IEA criticizes governments for shirking climate change

With the current policies, global energy consumption will increase by 25 percent ahead to 2040, accompanied by continued growth in greenhouse gas emissions. 
Photo: colourbox.com
Photo: colourbox.com
BY KELD LOUIE PEDERSEN

When it comes to climate change, the divide between what politicians say and do is profound. 

"There's a fundamental lack of cohesion between the climate political ambitions and the reality that unfolds on the basis of political actions," states Fatih Birol, executive director of the International Energy Agency (IEA).

In the just published annual report World Energy Outlook 2019, the IEA emphasizes the consequences of continuing the current energy policies around the world.

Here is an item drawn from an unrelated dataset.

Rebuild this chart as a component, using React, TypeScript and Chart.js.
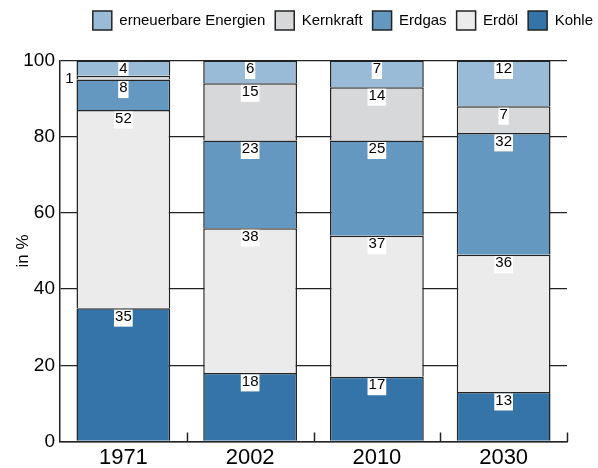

On the one hand, all countries support the UN's Sustainable Development Goals. On the other hand, however, it remains a fact that 850 million people around the world do not have access to electricity.

On the one hand, recent scientific evidence emphasizes the necessity for an even faster reduction of greenhouse gas emissions than outlined in the current Climate Agreement. On the other hand, the reality is that the global, energy-related greenhouse gas emissions reached a new record-high in 2018.

Global CO2 emissions in billion tons

Graph translation: Global CO2 emissions in billion tons. Source: BP

"With the current scenario, global energy demand will increase 1.3 percent per year ahead of 2040, which will result in a brutal growth in greenhouse gas emissions," says Birol.

If the development is to move in the direction set out in the UN Climate Agreement, global energy consumption can only increase by 1 percent per year ahead of 2040, and half of this growth must be covered by renewable energy, led by solar power, while a third should come from natural gas, which is the least polluting fossil fuel.

In this scenario, growth in the global oil consumption is set to stagnate in the 2030s, while coal consumption should start to decrease.

Despite political ambitions in the UN's Climate Agreement, the momentum fueling renewable energy technologies is not sufficiently large to keep up with the growth of both the global economy and the global population at once, while also making up an even larger part of the global energy supply.

"Admittedly, the increase in greenhouse gas emissions will slow, but we will not see a culmination on this side of 2040, and will therefore be far from reaching the UN Sustainable Development Goals by 2030," says Birol.